Last month, I asked our team to review a draft of a piece on climate policy. The piece was well-sourced, the data was sound, and the grammar was impeccable. It was, by any machine metric, a "perfect" article. Yet, when I read it aloud to myself, it felt flat. It lacked the friction that makes an argument compelling.
That is the crux of the debate we are having in newsrooms right now. AI can catch a misspelled name or a citation error in seconds. It can generate a first draft of a press release in minutes. But it cannot feel the weight of a sentence. It cannot know that a word choice feels "off" not because it is grammatically incorrect, but because it clashes with the writer's established rhythm.
"The computer can spot the error, but only the editor can understand the argument."

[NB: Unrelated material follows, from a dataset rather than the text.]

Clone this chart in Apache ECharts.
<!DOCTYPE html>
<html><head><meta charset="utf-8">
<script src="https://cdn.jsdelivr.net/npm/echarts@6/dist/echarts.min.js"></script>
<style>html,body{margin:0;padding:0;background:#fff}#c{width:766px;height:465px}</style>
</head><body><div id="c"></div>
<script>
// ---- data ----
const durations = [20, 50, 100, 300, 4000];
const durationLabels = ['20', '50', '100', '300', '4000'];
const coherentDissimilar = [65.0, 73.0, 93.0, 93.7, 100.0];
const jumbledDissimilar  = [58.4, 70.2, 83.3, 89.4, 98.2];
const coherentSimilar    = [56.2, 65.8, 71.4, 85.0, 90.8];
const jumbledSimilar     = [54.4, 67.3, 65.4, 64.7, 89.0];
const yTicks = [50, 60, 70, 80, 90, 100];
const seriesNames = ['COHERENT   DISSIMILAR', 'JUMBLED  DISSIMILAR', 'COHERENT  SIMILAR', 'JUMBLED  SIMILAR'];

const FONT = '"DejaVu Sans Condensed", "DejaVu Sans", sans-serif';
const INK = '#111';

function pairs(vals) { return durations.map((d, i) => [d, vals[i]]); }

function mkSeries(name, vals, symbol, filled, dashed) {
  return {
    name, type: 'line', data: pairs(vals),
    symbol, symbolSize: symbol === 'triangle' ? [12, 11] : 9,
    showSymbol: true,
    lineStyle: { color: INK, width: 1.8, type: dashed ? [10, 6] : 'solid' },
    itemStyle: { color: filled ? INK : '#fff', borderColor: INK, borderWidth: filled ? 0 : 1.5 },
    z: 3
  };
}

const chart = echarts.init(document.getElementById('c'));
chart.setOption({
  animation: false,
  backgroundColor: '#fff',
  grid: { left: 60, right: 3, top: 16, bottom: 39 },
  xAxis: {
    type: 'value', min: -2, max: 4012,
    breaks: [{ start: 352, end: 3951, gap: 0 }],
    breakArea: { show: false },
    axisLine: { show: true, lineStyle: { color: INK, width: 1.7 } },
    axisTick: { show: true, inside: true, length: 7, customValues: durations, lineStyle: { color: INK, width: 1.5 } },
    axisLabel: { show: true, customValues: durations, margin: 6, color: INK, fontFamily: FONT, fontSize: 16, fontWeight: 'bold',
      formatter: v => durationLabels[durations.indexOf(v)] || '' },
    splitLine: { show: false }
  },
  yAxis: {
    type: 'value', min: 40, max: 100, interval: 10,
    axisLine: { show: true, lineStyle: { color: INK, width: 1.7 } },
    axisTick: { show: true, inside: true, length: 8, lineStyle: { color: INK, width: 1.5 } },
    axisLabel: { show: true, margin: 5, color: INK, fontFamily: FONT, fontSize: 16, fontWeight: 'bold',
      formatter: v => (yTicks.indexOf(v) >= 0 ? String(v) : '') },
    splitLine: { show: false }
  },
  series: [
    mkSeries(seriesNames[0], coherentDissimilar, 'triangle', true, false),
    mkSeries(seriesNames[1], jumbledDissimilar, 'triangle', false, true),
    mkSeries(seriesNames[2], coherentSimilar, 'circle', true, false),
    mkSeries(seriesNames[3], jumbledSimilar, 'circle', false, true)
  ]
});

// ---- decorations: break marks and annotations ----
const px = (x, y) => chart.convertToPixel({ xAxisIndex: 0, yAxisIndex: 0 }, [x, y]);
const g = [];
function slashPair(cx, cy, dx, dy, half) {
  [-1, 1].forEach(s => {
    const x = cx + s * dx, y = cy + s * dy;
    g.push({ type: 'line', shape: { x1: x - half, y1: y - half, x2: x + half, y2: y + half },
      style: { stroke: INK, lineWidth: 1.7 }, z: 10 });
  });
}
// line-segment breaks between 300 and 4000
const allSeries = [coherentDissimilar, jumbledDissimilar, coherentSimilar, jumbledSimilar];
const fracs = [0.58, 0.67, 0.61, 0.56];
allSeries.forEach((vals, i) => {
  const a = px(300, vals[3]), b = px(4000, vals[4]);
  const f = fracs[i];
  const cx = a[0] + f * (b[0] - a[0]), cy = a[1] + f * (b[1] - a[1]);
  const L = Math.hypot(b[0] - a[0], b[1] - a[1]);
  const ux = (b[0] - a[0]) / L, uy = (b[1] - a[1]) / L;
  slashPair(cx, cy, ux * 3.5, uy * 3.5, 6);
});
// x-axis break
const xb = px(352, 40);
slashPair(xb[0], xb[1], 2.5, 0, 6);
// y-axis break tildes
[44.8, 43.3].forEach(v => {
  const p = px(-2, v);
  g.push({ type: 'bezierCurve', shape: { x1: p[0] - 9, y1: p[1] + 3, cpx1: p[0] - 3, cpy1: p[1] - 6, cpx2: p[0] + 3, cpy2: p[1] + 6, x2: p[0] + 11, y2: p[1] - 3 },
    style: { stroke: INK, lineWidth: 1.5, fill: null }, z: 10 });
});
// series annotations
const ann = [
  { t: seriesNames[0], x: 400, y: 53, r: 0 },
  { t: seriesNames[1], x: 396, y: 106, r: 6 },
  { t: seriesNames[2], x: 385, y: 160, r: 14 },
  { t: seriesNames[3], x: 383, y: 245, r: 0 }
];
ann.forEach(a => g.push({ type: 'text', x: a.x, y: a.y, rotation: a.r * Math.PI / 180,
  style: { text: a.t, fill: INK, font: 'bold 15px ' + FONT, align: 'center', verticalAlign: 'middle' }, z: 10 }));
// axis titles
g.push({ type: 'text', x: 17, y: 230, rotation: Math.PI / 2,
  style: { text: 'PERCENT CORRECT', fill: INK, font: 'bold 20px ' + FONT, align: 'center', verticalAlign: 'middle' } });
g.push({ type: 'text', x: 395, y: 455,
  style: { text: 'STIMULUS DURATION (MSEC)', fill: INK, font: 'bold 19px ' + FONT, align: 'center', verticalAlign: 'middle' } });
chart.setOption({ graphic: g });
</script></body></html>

— Elena Vance, Senior Editor
At Refly, we are leaning into this distinction. Our editors spend more time on the "second draft" than the first. We don't use AI to write for us; we use it to handle the logistical heavy lifting—checking dates, formatting references, and flagging passive voice so that our human editors can focus entirely on structure, clarity, and resonance.
This is why the "Craft" section of our magazine matters. We publish essays not just to inform, but to model the art of thinking. Our editorial guidelines specifically ask writers to embrace complexity, to prioritize nuance over brevity, and to trust their reader's intelligence. An AI can summarize a complex topic; only a human can interrogate it.
So, what does a human editor do? They listen. They ask questions. They make the difficult choices about what to cut and what to keep, guided not by a set of algorithms, but by a deep, human understanding of what makes a story matter.